Soon he was developing new flavors to test on his eager colleagues. Along the way, he was “surprised how happy it made me to sell popcorn and watch people enjoy it.” Zion had never considered a career selling popcorn. But the demand was telling him that he may have had a serious business opportunity. “It got to the point that I was coming home from work and cooking until I went to bed just to keep up with the orders that were coming in from the courthouse.” Having an independent streak and a newfound love for his burgeoning business, he started to consider a career change.
It wasn’t an overnight decision. He took three months and consulted with his family. He had to consider financial and other implications. “I am lucky enough to be married to a woman who supports me in this endeavor and has a steady job,” said Zion. Together with supportive partners, Zion was able to make a go of it.

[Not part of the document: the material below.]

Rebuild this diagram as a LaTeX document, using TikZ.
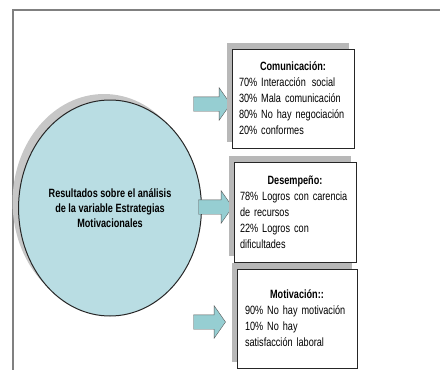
\documentclass[tikz,border=0pt]{standalone}
\usepackage{fontspec}
\setmainfont{Liberation Sans}[FakeStretch=0.76]
\usepackage{tikz}
\usetikzlibrary{shapes.geometric, shapes.arrows, shadows, positioning}
\usepackage{xcolor}
\definecolor{celeste}{RGB}{185,221,227}
\definecolor{flechaazul}{RGB}{150,206,210}
\newcommand{\titulo}[1]{\makebox[\linewidth][c]{\bfseries #1}}
\newcommand{\singuion}{\hyphenpenalty10000\relax}
\tikzstyle{caja} = [
    draw=black!85,
    line width=1pt,
    fill=white,
    text width=108pt,
    inner xsep=7pt,
    minimum height=99pt,
    align=left,
    font=\fontsize{12}{16}\selectfont\singuion,
    drop shadow={shadow xshift=-5pt, shadow yshift=6pt, fill=black!28, opacity=1}
]
\tikzstyle{flecha} = [
    single arrow,
    draw=black!65,
    fill=flechaazul,
    minimum height=37pt,
    inner xsep=0pt,
    inner ysep=7pt,
    single arrow head extend=9pt,
    single arrow tip angle=110
]

\begin{document}
\begin{tikzpicture}[x=1pt, y=-1pt]
\useasboundingbox (0,0) rectangle (440,370);
% Marco
\draw[black!50, line width=1.2pt] (13,370) -- (13,10) -- (440,10);

% Elipse central
\node[ellipse, draw=black!85, line width=1pt, fill=celeste,
      minimum width=154pt, minimum height=216pt, align=center,
      font=\fontsize{12}{15}\selectfont\bfseries,
      drop shadow={shadow xshift=-6pt, shadow yshift=6pt, fill=black!22, opacity=1}]
      (res) at (110,208) {Resultados sobre el análisis\\de la variable Estrategias\\Motivacionales};

% Flechas
\node[flecha] (f1) at (209.5,104) {};
\node[flecha, minimum height=34pt] (f2) at (213,207) {};
\node[flecha, minimum height=32pt] (f3) at (207,322) {};

% Cajas de resultados
\node[caja] (com) at (293,98.5) {\titulo{Comunicación:}\\
70\% Interacción\, social\\30\% Mala comunicación\\80\% No hay negociación\\20\% conformes};
\node[caja, minimum height=100pt, text width=110pt, inner xsep=6pt] (des) at (295,212) {\titulo{Desempeño:}\\
78\% Logros con carencia\\de recursos\\22\% Logros con\\dificultades};
\node[caja, text width=104pt, inner xsep=8pt] (mot) at (297,318.5) {\titulo{Motivación::}\\
90\% No hay motivación\\10\% No hay\\satisfacción laboral};
\end{tikzpicture}
\end{document}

At first, they ran their caramel corn business out of a pop-up shop in a designer furniture store, making their various flavors in a rented retail kitchen. Eventually, they leased their own space, building out a 300-square-foot kitchen, allowing Zion to make popcorn on site.

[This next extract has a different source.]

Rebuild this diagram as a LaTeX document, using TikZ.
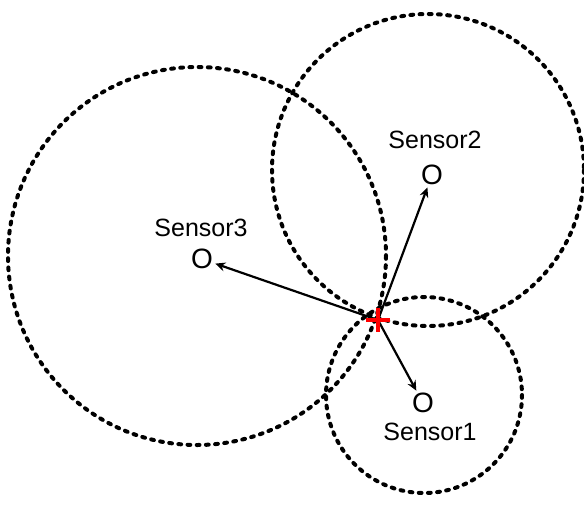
\documentclass[tikz,border=0pt]{standalone}
\usepackage{fontspec}
\setmainfont{Liberation Sans}
\usetikzlibrary{arrows.meta}

\begin{document}
\begin{tikzpicture}[x=.5pt, y=-.5pt,
  coverage/.style={line width=2pt, dash pattern=on 1.4pt off 3.2pt, line cap=round},
  sensor/.style={inner sep=1pt, font=\fontsize{14}{16}\selectfont},
  tag/.style={inner sep=1pt, font=\fontsize{12.5}{14}\selectfont},
  ray/.style={line width=1.1pt, -{Stealth[length=5pt,width=4.5pt]}}]
\useasboundingbox (0,0) rectangle (584,505);

% ranges of the three sensors
\draw[coverage] (197,256) circle[radius=189];
\draw[coverage] (428,170) circle[radius=156];
\draw[coverage] (424,395) circle[radius=98];

% sensors
\node[sensor] (s1) at (423,403) {O};
\node[sensor] (s2) at (432,175) {O};
\node[sensor] (s3) at (202,259) {O};
\node[tag] (l1) at (430,432) {Sensor1};
\node[tag] (l2) at (435,140) {Sensor2};
\node[tag] (l3) at (201,228) {Sensor3};

% estimated position
\node[minimum size=12pt, inner sep=0pt] (x) at (378,320) {};
\foreach \s in {s1,s2,s3} \draw[ray] (x.center) -- (\s);
\draw[red, line width=1.8pt] (x.west) -- (x.east) (x.north) -- (x.south);

\end{tikzpicture}
\end{document}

Zion’s two most popular flavors are vinegar caramel corn and beer caramel corn. He’s had a few disasters too, like Nutella caramel corn, which taught Zion to modify one part of the recipe at a time during testing.
Though Popcorn Asylum, his business venture, is a far cry from courtroom work, Zion still uses his legal skills in his new job. For example, he knew how to form an LLC. “I also do a lot of our contract negotiations—our lease and construction contracts and negotiations with our insurance company,” he said. “I haven’t had to pay lawyers as much as a normal start-up because I understand legalese.”
Another area where his lawyer training is valuable is in regulatory compliance. As a small business owner producing food, Zion must comply with federal, state, and local regulations. This involves statutory interpretation, permitting, and representing the business before regulatory and legislative bodies. To do so, Zion must draw on skills learned in law school and practice like critical reasoning, attention to detail, and advocacy.